In Hologres, memory resources are reserved by backend processes. Even if no queries are in progress, specific metadata or index data is still loaded to the memory to improve the computing speed. If no queries are in progress, a memory usage of 30% to 40% is normal.
- Causes
- The number of tables and data volume grow and overwhelm the computing capacity of the instance. Memory usage increases proportionally with the volume of metadata and the number of indexes. As the numbers of tables and indexes and the data volume increase, memory usage grows.
- Indexes are not properly set. For example, bitmap indexes are created or dictionary encoding is enabled for excessive fields.
- Impacts
- Instance stability is affected. For example, if a large amount of metadata occupies
the memory space available for queries, errors such as
SERVER_INTERNAL_ERROR
,ERPC_ERROR_CONNECTION_CLOSED
, andTotal memory used by all existing queries exceeded memory limitation
may occur during queries. - Instance performance is affected. If a large amount of metadata occupies the cache space available for queries, cache hits decrease and query latency increases.
- Instance stability is affected. For example, if a large amount of metadata occupies
the memory space available for queries, errors such as
- Solutions
- Delete data that is no longer needed to query to release the occupied memory.
- Set indexes properly. You can delete unnecessary bitmap indexes or disable dictionary encoding in specific business scenarios.
- Upgrade the specifications of the instance to increase its computing and storage resources.
We recommend that you upgrade an instance based on specific scenarios.
- In scenarios where disk data can be read at a specific latency and no strict requirement is imposed on the response time (RT), we recommend that you select an appropriate instance type based on the volume of your data.
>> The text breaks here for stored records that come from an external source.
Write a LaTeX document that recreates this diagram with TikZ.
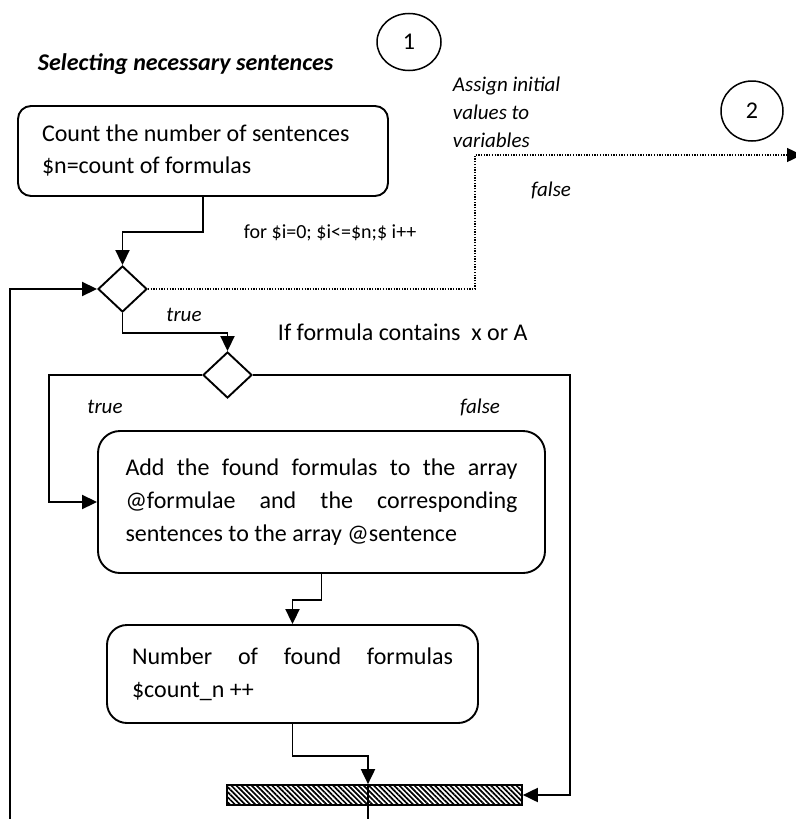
\documentclass[tikz,border=0pt]{standalone}
\usepackage{fontspec}
\setmainfont{Carlito}
\usetikzlibrary{arrows.meta,shapes.geometric,patterns.meta}
\hyphenpenalty=10000
\exhyphenpenalty=10000
\tolerance=10000
\hbadness=10000

\begin{document}
\begin{tikzpicture}[x=1pt,y=-1pt,
  line width=1.9pt,
  arr/.style={draw, line width=1.9pt, -{Triangle[length=15pt,width=14pt]}},
  dotarr/.style={draw, line width=1.4pt, dash pattern=on 1.3pt off 1.4pt,
    -{Triangle[length=15pt,width=14pt]}},
  box/.style={draw, line width=1.9pt, inner ysep=0pt,
    font=\fontsize{24}{33}\selectfont},
  cond/.style={draw, diamond, aspect=1, inner sep=0pt, line width=1.9pt,
    minimum width=49pt, minimum height=46pt},
  pagemark/.style={draw, ellipse, inner sep=0pt, line width=1.5pt,
    font=\fontsize{24}{24}\selectfont},
  lbl/.style={inner sep=0pt, font=\fontsize{21}{28}\selectfont\itshape},
  note/.style={inner sep=0pt, font=\fontsize{20}{28}\selectfont},
  question/.style={inner sep=0pt, font=\fontsize{24}{28}\selectfont}
]
\useasboundingbox (0,0) rectangle (795,819);

% headings and connector marks
\node[inner sep=0pt, anchor=west, font=\fontsize{24}{24}\selectfont\bfseries\itshape]
  (title) at (37,64) {Selecting necessary sentences};
\node[pagemark, minimum width=64pt, minimum height=57pt] (c1) at (409,42) {1};
\node[pagemark, minimum width=62pt, minimum height=60pt] (c2) at (752,111) {2};
\node[lbl, anchor=west, align=left] (init) at (452,112)
  {Assign initial\\values to\\variables};

% process boxes
\node[box, rounded corners=13pt, text width=322pt, inner xsep=24pt,
  minimum height=90pt, align=flush left, font=\fontsize{24}{32}\selectfont]
  (b1) at (203,151) {Count the number of sentences\\\$n=count of formulas};
\node[box, rounded corners=22pt, text width=392pt, inner xsep=27.5pt,
  minimum height=142pt, align=justify]
  (b2) at (321.5,502) {Add the found formulas to the array @formulae and the
  corresponding sentences to the array @sentence};
\node[box, rounded corners=20pt, text width=321pt, inner xsep=25pt,
  minimum height=98pt, align=justify]
  (b3) at (292.5,674) {Number of found formulas \$count\_n ++};

% decisions
\node[cond] (d1) at (122.5,289) {};
\node[cond] (d2) at (227.5,375) {};

% merge bar
\node[draw, line width=1.3pt, inner sep=0pt, minimum width=295pt,
  minimum height=20pt,
  pattern={Lines[angle=-45,distance=3.6pt,line width=1.7pt]}]
  (bar) at (374.5,795) {};

% labels
\node[note, anchor=west] (loop) at (243,233) {for \$i=0; \$i<=\$n;\$ i++};
\node[lbl] (f1) at (551,190) {false};
\node[lbl] (t1) at (184,315) {true};
\node[question, anchor=west] (q2) at (277,332) {If formula contains\ \ x or A};
\node[lbl] (t2) at (105,407) {true};
\node[lbl] (f2) at (480,407) {false};

% free ends
\coordinate (loopin) at (10,822);
\coordinate (turn) at (475,155);
\coordinate (out2) at (802,155);
\coordinate (barout) at (368,822);

% connectors
\draw[arr] (b1.south) -- ++(0,35) -| (d1.north);
\draw[arr] (loopin) |- (d1.west);
\draw[dotarr] (d1.east) -| (turn) -- (out2);
\draw[arr] (d1.south) -- ++(0,20) -| (d2.north);
\draw[arr] (d2.west) -- ++(-153,0) |- (b2.west);
\draw[arr] (d2.east) -- ++(317,0) |- (bar.east);
\draw[arr] (b2.south) -- ++(0,26) -| (b3.north);
\draw[arr] (b3.south) -- ++(0,32) -| ([xshift=-6.5pt]bar.north);
\draw ([xshift=-6.5pt]bar.north) -- (barout);
\end{tikzpicture}
\end{document}
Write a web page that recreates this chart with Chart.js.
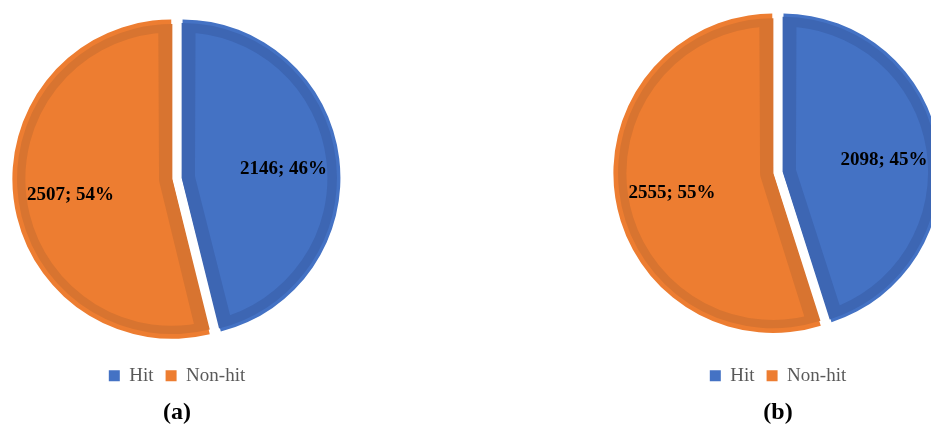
<!DOCTYPE html>
<html>
<head>
<meta charset="utf-8">
<title>Hit / Non-hit</title>
<script src="https://cdn.jsdelivr.net/npm/chart.js@4.4.1/dist/chart.umd.min.js"></script>
<style>
    html, body { margin: 0; padding: 0; background: #fff; }
    #wrap { position: relative; width: 931px; height: 427px; overflow: hidden; }
    #pie-a { position: absolute; left: 0; top: 0; }
    #pie-b { position: absolute; left: 600px; top: -12px; }
</style>
</head>
<body>
<div id="wrap">
    <canvas id="pie-a" width="354" height="427"></canvas>
    <canvas id="pie-b" width="356" height="439"></canvas>
</div>
<script>
const categories = ['Hit', 'Non-hit'];
const valuesA = [2146, 2507];
const valuesB = [2098, 2555];
const captions = ['(a)', '(b)'];

const fillColors = ['#4472C4', '#ED7D31'];
const edgeColors = ['#3D66B3', '#D87430'];
const serif = '"Liberation Serif", "Times New Roman", serif';

// "value; percent" written inside every slice
const sliceLabels = {
    id: 'sliceLabels',
    afterDatasetsDraw(chart) {
        const ctx = chart.ctx;
        const data = chart.data.datasets[0].data;
        const total = data.reduce((a, b) => a + b, 0);
        const meta = chart.getDatasetMeta(0);
        ctx.save();
        ctx.font = 'bold 19px ' + serif;
        ctx.fillStyle = '#000';
        ctx.textAlign = 'center';
        ctx.textBaseline = 'middle';
        meta.data.forEach((arc, i) => {
            const p = arc.getProps(['x', 'y', 'startAngle', 'endAngle', 'outerRadius', 'options'], true);
            const mid = (p.startAngle + p.endAngle) / 2;
            // arcs are pushed out by offset / 4 when drawn
            const dist = p.outerRadius * 0.66 + (p.options.offset || 0) / 4;
            const x = p.x + Math.cos(mid) * dist;
            const y = p.y + Math.sin(mid) * dist + 4;
            const pct = Math.round(data[i] / total * 100);
            ctx.fillText(data[i] + '; ' + pct + '%', x, y);
        });
        ctx.restore();
    }
};

function legendItems(chart) {
    const items = Chart.overrides.pie.plugins.legend.labels.generateLabels(chart);
    items.forEach(item => {
        item.lineWidth = 0;
        item.strokeStyle = item.fillStyle;
    });
    return items;
}

function makePie(canvasId, values, caption) {
    const ctx = document.getElementById(canvasId);
    return new Chart(ctx, {
        type: 'pie',
        data: {
            labels: categories,
            datasets: [{
                data: values,
                backgroundColor: fillColors,
                borderColor: edgeColors,
                borderWidth: 13,
                borderAlign: 'inner',
                offset: 20,
                hoverOffset: 0
            }]
        },
        options: {
            responsive: false,
            animation: false,
            radius: 155,
            layout: { padding: { top: 2.8 } },
            plugins: {
                tooltip: { enabled: false },
                legend: {
                    position: 'bottom',
                    labels: {
                        boxWidth: 11,
                        boxHeight: 11,
                        padding: 12,
                        color: '#595959',
                        font: { family: serif, size: 19 },
                        generateLabels: legendItems
                    }
                },
                title: {
                    display: true,
                    position: 'bottom',
                    text: caption,
                    color: '#000',
                    padding: { top: 3, bottom: 0 },
                    font: { family: serif, size: 24, weight: 'bold' }
                }
            }
        },
        plugins: [sliceLabels]
    });
}

makePie('pie-a', valuesA, captions[0]);
makePie('pie-b', valuesB, captions[1]);
</script>
</body>
</html>
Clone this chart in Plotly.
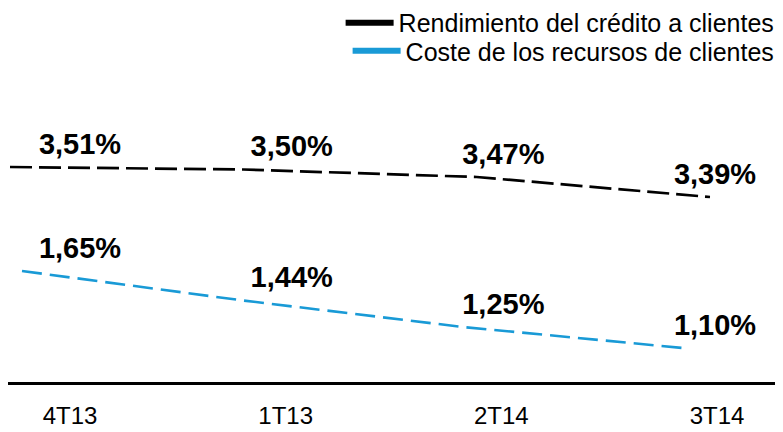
import plotly.graph_objects as go

categories = ["4T13", "1T13", "2T14", "3T14"]
rendimiento = [3.51, 3.50, 3.47, 3.39]
coste = [1.65, 1.44, 1.25, 1.10]
series_names = ["Rendimiento del crédito a clientes", "Coste de los recursos de clientes"]

BLACK = "#000000"
BLUE = "#199ad6"
FONT = "Liberation Sans, Arial, sans-serif"


def fmt(v):
    return f"{v:.2f}".replace(".", ",") + "%"


fig = go.Figure()

# data lines
fig.add_trace(go.Scatter(x=categories, y=rendimiento, mode="lines", xaxis="x2", yaxis="y",
                         line=dict(color=BLACK, width=2.7, dash="22px,7px"), showlegend=False,
                         hoverinfo="skip"))
fig.add_trace(go.Scatter(x=categories, y=coste, mode="lines", xaxis="x3", yaxis="y2",
                         line=dict(color=BLUE, width=2.6, dash="20px,8px"), showlegend=False,
                         hoverinfo="skip"))

# data labels (invisible marker adds a little gap above the value)
label_marker = dict(size=8, opacity=0)
fig.add_trace(go.Scatter(x=categories, y=rendimiento, mode="text+markers", xaxis="x4", yaxis="y",
                         marker=label_marker,
                         text=[fmt(v) for v in rendimiento], textposition="top center",
                         textfont=dict(family=FONT, size=29, color=BLACK, weight="bold"),
                         showlegend=False, hoverinfo="skip"))
fig.add_trace(go.Scatter(x=categories, y=coste, mode="text+markers", xaxis="x4", yaxis="y2",
                         marker=label_marker,
                         text=[fmt(v) for v in coste], textposition="top center",
                         textfont=dict(family=FONT, size=29, color=BLACK, weight="bold"),
                         showlegend=False, hoverinfo="skip"))

# legend entries
fig.add_trace(go.Scatter(x=[None], y=[None], mode="lines", name=series_names[0],
                         line=dict(color=BLACK, width=6), legend="legend"))
fig.add_trace(go.Scatter(x=[None], y=[None], mode="lines", name=series_names[1],
                         line=dict(color=BLUE, width=6), legend="legend2"))

hidden = dict(type="category", categoryorder="array", categoryarray=categories,
              visible=False, overlaying="x", fixedrange=True, automargin=False)

leg = dict(xanchor="right", yanchor="middle", bgcolor="rgba(0,0,0,0)",
           font=dict(size=25, color=BLACK), itemwidth=48)

# page has an 8px body margin: figure sized to fit the 783x432 window
fig.update_layout(
    width=775, height=424,
    margin=dict(l=0, r=3, t=0, b=50, autoexpand=False),
    paper_bgcolor="white", plot_bgcolor="white",
    font=dict(family=FONT, color=BLACK),
    xaxis=dict(type="category", categoryorder="array", categoryarray=categories,
               range=[-0.2875, 3.2921], showgrid=False, zeroline=False,
               showline=True, linecolor=BLACK, linewidth=3, automargin=False,
               ticks="", ticklabelstandoff=10, tickfont=dict(family=FONT, size=24, color=BLACK)),
    xaxis2=dict(hidden, range=[-0.00857, 3.300]),
    xaxis3=dict(hidden, range=[-0.0635, 3.4403]),
    xaxis4=dict(hidden, range=[-0.3402, 3.307]),
    yaxis=dict(range=[2.65, 4.146], visible=False, automargin=False),
    yaxis2=dict(range=[0.857, 3.5286], visible=False, overlaying="y", automargin=False),
    legend=dict(leg, x=0.9995, y=0.9599),
    legend2=dict(leg, x=0.9995, y=0.885),
    showlegend=True,
)

fig.write_html("out.html")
One compute unit (CU) that includes 1 CPU core and 4 GB of memory can store 50 GB to 100 GB of data. Every 32 CUs can store up to 3 TB of data.
- In serving scenarios that require a short RT, we recommend that you cache all hotspot data in the memory. By default, the cache accounts for 30% of total memory. In such scenarios, 1.3 GB of memory out of 1 CU is used for data cache, and table metadata also occupies part of the data cache. For example, in a scenario that requires a short RT, 100 GB of hotspot data needs to be cached in the memory. After the data is read and decompressed, it occupies more than 100 GB of memory. In this case, at least 320 GB of memory is required, which corresponds to at least 96 CUs.
Storage Usage (bytes)
The Storage Usage (bytes) metric indicates the size of the logical disk that is used to store the data of all databases in the instance.
If you are using the subscription billing method and the quota of the storage resources is used up, the billing method is changed to pay-as-you-go. In this case, you can upgrade the specifications of the instance to increase the storage resources of the instance. You can also configure a lifecycle for the data of the instance based on your needs and delete redundant data in real time. Otherwise, you may be charged for extra storage. For information about how to configure a lifecycle, see CREATE TABLE. You can query the storage size of a table or database in Hologres by executing SQL statements. For more information, see Query the storage sizes of tables and databases.
Connections
The Connections metric indicates the total number of SQL connections in a Hologres instance, including Java Database Connectivity (JDBC) connections to PostgreSQL databases in the active and idle states.
The number of SQL connections in an instance depends on the instance type of the instance. For more information, see Instance types.
- The number of SQL connections reaches or even exceeds the value of the
max_connections
parameter. In this case, you can execute theshow max_connections;
statement to view the maximum number of connections allowed for the instance. - The
FATAL: sorry, too many clients already connection limit exceeded for superusers
error occurs. - The
FATAL: remaining connection slots are reserved for non-replication superuser connections
error occurs.
QPS
The QPS metric indicates the average number of SQL statements that are executed per second, including the SELECT, INSERT, UPDATE, and DELETE statements. This metric is updated every 20 seconds. If only a single SQL statement is executed within 20 seconds, the QPS of SQL statements is 0.05 (1/20 = 0.05).
Query Latency (ms)
The Query Latency (ms) metric indicates the average RT of SQL statements, including the SELECT, INSERT, UPDATE, and DELETE statements. You can query slow query logs to analyze the query latency. For more information, see Query and analyze slow query logs.
Real-time Import (RPS)
The real-time Import (RPS) metric indicates the number of entries that are imported or updated per second by using SQL statements or SDKs.
The insert RPS indicates the number of entries that are imported per second by using foreign tables, COPY statements, or Hologres tables.
The update RPS indicates the number of entries that are imported per second by executing the UPDATE or DELETE statement.
- Use the INSERT, UPDATE, and DELETE statements that are optimized by using fixed plans.
- Use Flink to write data to Hologres.
- Read and write data by using Holo Client.
- Write data from Apache Spark to Hologres.
- Synchronize data from DataHub to Hologres in real time.
- Use the
INSERT INTO VALUES ()
statement to write data by using the PostgreSQL client or a JDBC client.
I/O Throughput (Bytes)
The I/O Throughput (Bytes) metric indicates the I/O throughput of the instance. This metric describes the amount of data read from or written to an instance and reflects how busy the read or write operations are. You can understand the workloads on the instance based on the I/O Throughput (Bytes) metric and troubleshoot relevant issues in real time.